Landgericht: Vahjens Entwurf ist ein urheberrechtlich geschütztes Werk
● Stadt unter Zugzwang
● Neuplanung oder Vergleich?
Die Stadt Braunschweig geht ein erhebliches Risiko ein, wenn sie die vorgestellten Pläne für die Stiftshöfe als Ersatz für die bisherige Burgpassage tatsächlich realisiert. Denn das Landgericht Braunschweig kam im Streit zwischen dem Architekturbüro Heiko Vahjen und der städtischen Tochter Strukturförderung Braunschweig (SFB) zu dem Urteil, dass das von Vahjen entworfene Gesamtkonzept schon so weit ausgearbeitet worden sei, dass es sich nicht mehr nur um eine bloße Idee, sondern um eine Planung mit besonderem schöpferischem Gehalt handele. Damit genössen die Planungen urheberrechtlichen Schutz, heißt es in der Pressemeldung des Landgerichts.
Leerstand seit sieben Jahren
Ob das 100-Millionen Euro-Projekt „Stiftshöfe“ unter diesen Vorzeichen wie vorgesehen realisiert wird, ist damit gegenwärtig fraglich. Die Lösung könnte entweder eine neue Planung oder ein Vergleich zwischen dem Architekturbüro Vahjen und der Stadt sein. Eine weitere Verzögerung des Großprojekts ist damit zu erwarten. Die Burgpassage steht bereits seit rund sieben Jahren leer. Versuche einer Neugestaltung scheiterten seither. Am 24. März 1983 war die Passage eröffnet worden. Sie war 145 Metern die damals längste überdachte Einkaufsstraße in Braunschweig.
Bei den aktuellen Plänen für die Stiftshöfe seien, so das Gericht, Vahjens Ideen, die er für einen vorherigen Projektentwickler entworfen hatte, aufgegriffen worden. Die Kammer stellte fest, so berichtet regionalHeute, dass es sich bei bestimmten Planungsleistungen mit der Ausgestaltung der Burgpassage von drei linear beziehungsweise horizontal zueinander verlaufenden Gebäudekomplexen um ein urheberrechtlich geschütztes Werk handele. Die Strukturförderung Braunschweig (SFB) hatte gegen die von Vahjen öffentlich geltend gemachten Ansprüche wegen Verletzung von Urheberrechten geklagt.
Noch keine Ansprüche
Das Architekturbüro sei zum jetzigen Zeitpunkt aber in seinen geschützten Rechten noch nicht verletzt. Vahjens Bauzeichnungen seien von der Strukturförderung weder vervielfältigt noch verbreitet oder veröffentlicht worden. In ihrer Presseerklärung habe die Stadt zum Beispiel eine eigene, sich in der Darstellung von der Zeichnung Vahjens abhebende Visualisierung eines Berliner Architekturbüros verwendet.

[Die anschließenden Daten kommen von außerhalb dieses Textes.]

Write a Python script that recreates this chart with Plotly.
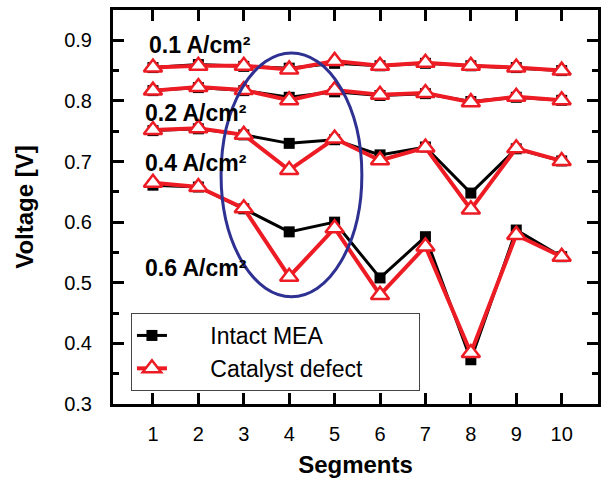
import plotly.graph_objects as go

segments = [1, 2, 3, 4, 5, 6, 7, 8, 9, 10]

# Intact MEA (black squares)
intact_01 = [0.855, 0.860, 0.857, 0.854, 0.862, 0.858, 0.862, 0.858, 0.855, 0.850]
intact_02 = [0.817, 0.822, 0.817, 0.806, 0.815, 0.809, 0.812, 0.799, 0.806, 0.801]
intact_04 = [0.751, 0.754, 0.744, 0.730, 0.736, 0.711, 0.724, 0.648, 0.721, 0.701]
intact_06 = [0.661, 0.658, 0.622, 0.584, 0.600, 0.508, 0.576, 0.373, 0.587, 0.543]

# Catalyst defect (red open triangles)
defect_01 = [0.855, 0.858, 0.858, 0.852, 0.866, 0.858, 0.863, 0.858, 0.855, 0.850]
defect_02 = [0.817, 0.823, 0.818, 0.801, 0.818, 0.810, 0.813, 0.798, 0.807, 0.801]
defect_04 = [0.752, 0.755, 0.744, 0.686, 0.738, 0.702, 0.723, 0.621, 0.722, 0.701]
defect_06 = [0.665, 0.658, 0.623, 0.510, 0.590, 0.480, 0.560, 0.384, 0.579, 0.543]

current_labels = ["0.1 A/cm²", "0.2 A/cm²", "0.4 A/cm²", "0.6 A/cm²"]
label_x = [0.86, 0.77, 0.77, 0.77]
label_y = [0.892, 0.780, 0.698, 0.524]

ellipse_box = [2.5, 0.477, 5.6, 0.879]  # x0, y0, x1, y1

FONT = "Liberation Sans, Arial, sans-serif"
RED = "#ED1C24"
NB = "\u00a0"

fig = go.Figure()

intact = [intact_01, intact_02, intact_04, intact_06]
defect = [defect_01, defect_02, defect_04, defect_06]

for i, ys in enumerate(intact):
    fig.add_trace(go.Scatter(
        x=segments, y=ys, mode="lines+markers", name=NB * 6 + "Intact MEA",
        legendgroup="intact", showlegend=(i == 0),
        line=dict(color="black", width=3),
        marker=dict(symbol="square", size=11, color="black"),
    ))
for i, ys in enumerate(defect):
    fig.add_trace(go.Scatter(
        x=segments, y=ys, mode="lines+markers", name=NB * 6 + "Catalyst defect" + NB * 8,
        legendgroup="defect", showlegend=(i == 0),
        line=dict(color=RED, width=4),
        marker=dict(symbol="triangle-up", size=16, color="white",
                    line=dict(color=RED, width=2.5)),
    ))

for txt, lx, ly in zip(current_labels, label_x, label_y):
    fig.add_annotation(x=lx, y=ly, text=txt, showarrow=False,
                       xanchor="left", yanchor="middle",
                       font=dict(family=FONT, size=23, color="black", weight="bold"))

fig.add_shape(type="circle", xref="x", yref="y",
              x0=ellipse_box[0], y0=ellipse_box[1], x1=ellipse_box[2], y1=ellipse_box[3],
              line=dict(color="#2E3192", width=3))

fig.update_xaxes(
    range=[0.12, 10.8], tickmode="array", tickvals=segments,
    ticktext=[str(s) for s in segments],
    ticks="inside", ticklen=11, tickwidth=3, tickcolor="black",
    showline=True, linewidth=3, linecolor="black", mirror="allticks",
    showgrid=False, zeroline=False, automargin=False,
    tickfont=dict(family=FONT, size=20, color="black"),
    ticklabelstandoff=10,
    title=dict(text="<b>Segments</b>", font=dict(family=FONT, size=24, color="black"), standoff=14),
)
fig.update_yaxes(
    range=[0.3, 0.95], tickmode="linear", tick0=0.3, dtick=0.1, tickformat=".1f",
    ticks="inside", ticklen=11, tickwidth=3, tickcolor="black",
    minor=dict(ticks="inside", ticklen=6, tickwidth=3, tickcolor="black", dtick=0.05, tick0=0.3),
    showline=True, linewidth=3, linecolor="black", mirror="allticks",
    showgrid=False, zeroline=False, automargin=False,
    tickfont=dict(family=FONT, size=20, color="black"),
    ticklabelstandoff=14,
    title=dict(text="<b>Voltage [V]</b>", font=dict(family=FONT, size=24, color="black"), standoff=24),
)

fig.update_layout(
    width=603, height=478,
    margin=dict(l=113, r=5, t=10, b=74),
    paper_bgcolor="white", plot_bgcolor="white",
    showlegend=True,
    legend=dict(x=0.037, y=0.231, xanchor="left", yanchor="top",
                bgcolor="white", bordercolor="#444", borderwidth=1,
                font=dict(family=FONT, size=23, color="black"),
                tracegroupgap=0),
)

fig.write_html("out.html", config={"displayModeBar": False},
               post_script="document.body.style.margin='0';")
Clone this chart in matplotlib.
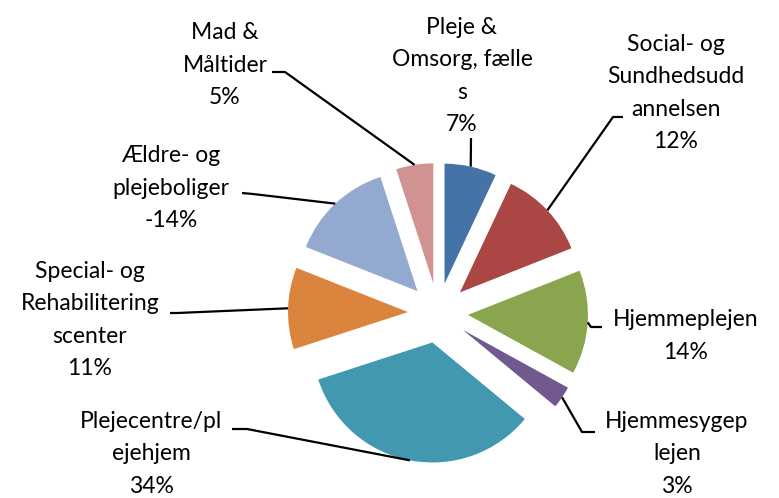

Abschließend lasse sich die Frage nach der Vervielfältigung des Bebauungsentwurfs der Beklagten durch die Klägerin aber erst nach Umsetzung des Bauprojekts beantworten. Denn die unveränderte Umsetzung eines Werks der Baukunst in einem Gebäude würde eine urheberrechtliche Vervielfältigung darstellen und könnte Urheberrecht verletzen. Gegen das Urteil kann binnen eines Monats Berufung beim Oberlandesgericht Braunschweig eingelegt werden.
Die Stadt hatte die Burgpassage 2024 erworben, nachdem es nicht zu einem Bauprojekt durch Investoren gekommen war. Bis 2028 soll die ehemalige Einkaufspassage einer Schulerweiterung des Gymnasiums „Kleine Burg“, einem nachhaltigen Wohnprojekt mit Gemeinschaftsbereichen und einem neuen integrierten Motel One im Bereich Hutfiltern weichen. Der Name „Stiftshöfe“ stellt dabei einen historischen Bezug zum Stift St. Aegidii her, das früher auf dem Gelände der Burgpassage stand.